General Notarial Information

Picture of Cheryl Dinolfo, County Clerk.

The chief notary of every county is the County Clerk. By state law, every Clerk’s Office must provide for the general public’s use of a notary.

The usual and customary notarial functions include:

  • Administering oaths and affirmations;
  • Taking affidavits and depositions;
  • Receiving and certifying acknowledgments or proof of such written instruments as deeds, mortgages and powers of attorney; and
  • Demanding acceptance or payment of foreign and inland bills of exchange, promissory notes and obligations in writing, and protesting the same for non-payment.

Many banks, law offices and other institutions which deal in financial or real property transactions employ individuals who are commissioned as notary publics.

Notary Publics are commissioned in their counties of residence. After receiving and approving an applicant for a notary public commission, the New York Secretary of State forwards the commission, the original oath of office and the signature of the notary public to the appropriate County Clerk.
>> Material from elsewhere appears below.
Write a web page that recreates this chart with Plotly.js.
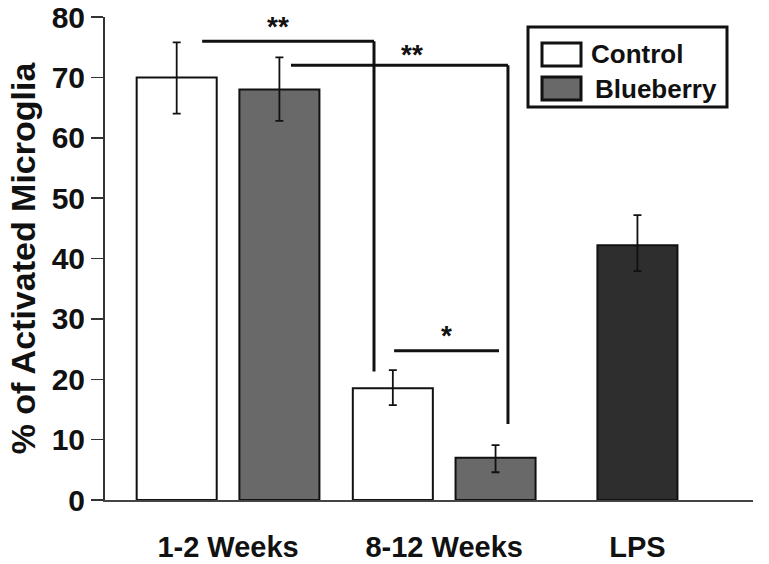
<!DOCTYPE html>
<html>
<head>
<meta charset="utf-8">
<script src="https://cdn.plot.ly/plotly-3.0.1.min.js"></script>
<style>html,body{margin:0;padding:0;background:#fff}#chart{width:769px;height:564px}</style>
</head>
<body>
<div id="chart"></div>
<script>
// ---- data ----
var groups = ["1-2 Weeks", "8-12 Weeks", "LPS"];
var groupPos = [0, 1.01, 1.913];
var controlName = "Control";
var controlValues = [70, 18.5];
var controlErrPlus = [5.8, 3.0];
var controlErrMinus = [6.0, 2.8];
var blueberryName = "Blueberry";
var blueberryValues = [68, 7];
var blueberryErrPlus = [5.3, 2.1];
var blueberryErrMinus = [5.2, 2.4];
var lpsValues = [42.2];
var lpsErrPlus = [5.0];
var lpsErrMinus = [4.3];
var yTicks = [0, 10, 20, 30, 40, 50, 60, 70, 80];
// significance brackets: x in data units, y levels
var sigX0 = [-0.121, 0.294, 0.776];
var sigX1 = [0.682, 1.308, 1.266];
var sigY = [76.0, 72.0, 24.7];
var sigDrop = [21.3, 12.6, null];
var sigLabel = ["**", "**", "*"];
var sigLabelX = [0.234, 0.86, 1.023];
var sigLabelY = [78.4, 73.8, 27.2];

// ---- layout helpers ----
var off = 0.24, bw = 0.374;
var fam = "Liberation Sans, Arial, sans-serif";
function errY(plus, minus) {
  return {type: "data", array: plus, arrayminus: minus, visible: true, color: "#111", thickness: 1.8, width: 4};
}
var traces = [
  {type: "bar", name: controlName, x: groupPos.slice(0, 2).map(function(p){return p - off;}),
   y: controlValues, width: bw, error_y: errY(controlErrPlus, controlErrMinus),
   marker: {color: "#ffffff", line: {color: "#111", width: 2}}, showlegend: false, hoverinfo: "y"},
  {type: "bar", name: blueberryName, x: groupPos.slice(0, 2).map(function(p){return p + off;}),
   y: blueberryValues, width: bw, error_y: errY(blueberryErrPlus, blueberryErrMinus),
   marker: {color: "#696969", line: {color: "#111", width: 2}}, showlegend: false, hoverinfo: "y"},
  {type: "bar", name: groups[2], x: [groupPos[2]],
   y: lpsValues, width: bw, error_y: errY(lpsErrPlus, lpsErrMinus),
   marker: {color: "#2e2e2e", line: {color: "#111", width: 2}}, showlegend: false, hoverinfo: "y"}
];

var shapes = [], annotations = [];
for (var i = 0; i < sigY.length; i++) {
  shapes.push({type: "line", xref: "x", yref: "y", x0: sigX0[i], x1: sigX1[i], y0: sigY[i], y1: sigY[i],
    line: {color: "#111", width: 3}});
  if (sigDrop[i] !== null) {
    shapes.push({type: "line", xref: "x", yref: "y", x0: sigX1[i], x1: sigX1[i], y0: sigY[i], y1: sigDrop[i],
      line: {color: "#111", width: 3}});
  }
  annotations.push({xref: "x", yref: "y", x: sigLabelX[i], y: sigLabelY[i], text: sigLabel[i], showarrow: false,
    font: {family: fam, size: 28, color: "#111", weight: "bold"}});
}
// custom legend (paper coordinates)
var TOP = 17, BOT = 500, LEFT = 105, RIGHT = 753;
function px2x(p) { return (p - LEFT) / (RIGHT - LEFT); }
function py2y(p) { return (BOT - p) / (BOT - TOP); }
shapes.push({type: "rect", xref: "paper", yref: "paper", x0: px2x(528), x1: px2x(727), y0: py2y(107), y1: py2y(27),
  line: {color: "#111", width: 3}, fillcolor: "rgba(255,255,255,0)"});
shapes.push({type: "rect", xref: "paper", yref: "paper", x0: px2x(542), x1: px2x(581), y0: py2y(66), y1: py2y(43),
  line: {color: "#111", width: 3}, fillcolor: "#ffffff"});
shapes.push({type: "rect", xref: "paper", yref: "paper", x0: px2x(542), x1: px2x(581), y0: py2y(100), y1: py2y(77),
  line: {color: "#111", width: 3}, fillcolor: "#696969"});
annotations.push({xref: "paper", yref: "paper", x: px2x(589), y: py2y(54), xanchor: "left", yanchor: "middle",
  text: controlName, showarrow: false, font: {family: fam, size: 26, color: "#111", weight: "bold"}});
annotations.push({xref: "paper", yref: "paper", x: px2x(593), y: py2y(89), xanchor: "left", yanchor: "middle",
  text: blueberryName, showarrow: false, font: {family: fam, size: 26, color: "#111", weight: "bold"}});

var layout = {
  width: 769, height: 564,
  margin: {l: LEFT, r: 769 - RIGHT, t: TOP, b: 564 - BOT},
  paper_bgcolor: "#fff", plot_bgcolor: "#fff",
  showlegend: false,
  bargap: 0,
  xaxis: {range: [-0.575, 2.453], tickvals: groupPos, ticktext: groups, showgrid: false, zeroline: false,
    showline: true, linecolor: "#444", linewidth: 2, ticks: "", ticklabelstandoff: 20, automargin: false,
    ticklabeloverflow: "allow",
    tickfont: {family: fam, size: 29, color: "#111", weight: "bold"}, fixedrange: true},
  yaxis: {range: [0, 80], tickvals: yTicks, showgrid: false, zeroline: false,
    showline: true, linecolor: "#333", linewidth: 2, ticks: "outside", ticklen: 12, tickwidth: 1.5, tickcolor: "#333",
    ticklabelstandoff: 0, automargin: false, ticklabeloverflow: "allow",
    tickfont: {family: fam, size: 30, color: "#111", weight: "bold"},
    title: {text: "% of Activated Microglia", standoff: 6, font: {family: fam, size: 34, color: "#111", weight: "bold"}}},
  shapes: shapes,
  annotations: annotations,
  font: {family: fam}
};
Plotly.newPlot("chart", traces, layout, {displayModeBar: false, staticPlot: true});
</script>
</body>
</html>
The County Clerk maintains a record of the commission and signature. The public may then access this record and verify the “official” signature of the notary at the County Clerk’s office. Notary public renewals are also recorded at the County Clerk’s Office.


Notarial Authentication

Picture of notary paperwork.

Upon request, County Clerks will authenticate the signature of the notary on a document and will attest to the notary’s authority to sign. This is normally obtained when the documents will be used outside of the State of New York. Notaries who expect to sign documents regularly in counties other than that of their residence may elect to file a certificate of official character with other County Clerks in the State of New York.

At times a document that is being used outside of the United States may require an authentication. The New York Secretary of State authenticates public documents. Information on this process can be obtained from New York State's Department of State website, NYS Division of Corporations, State Records & UCC.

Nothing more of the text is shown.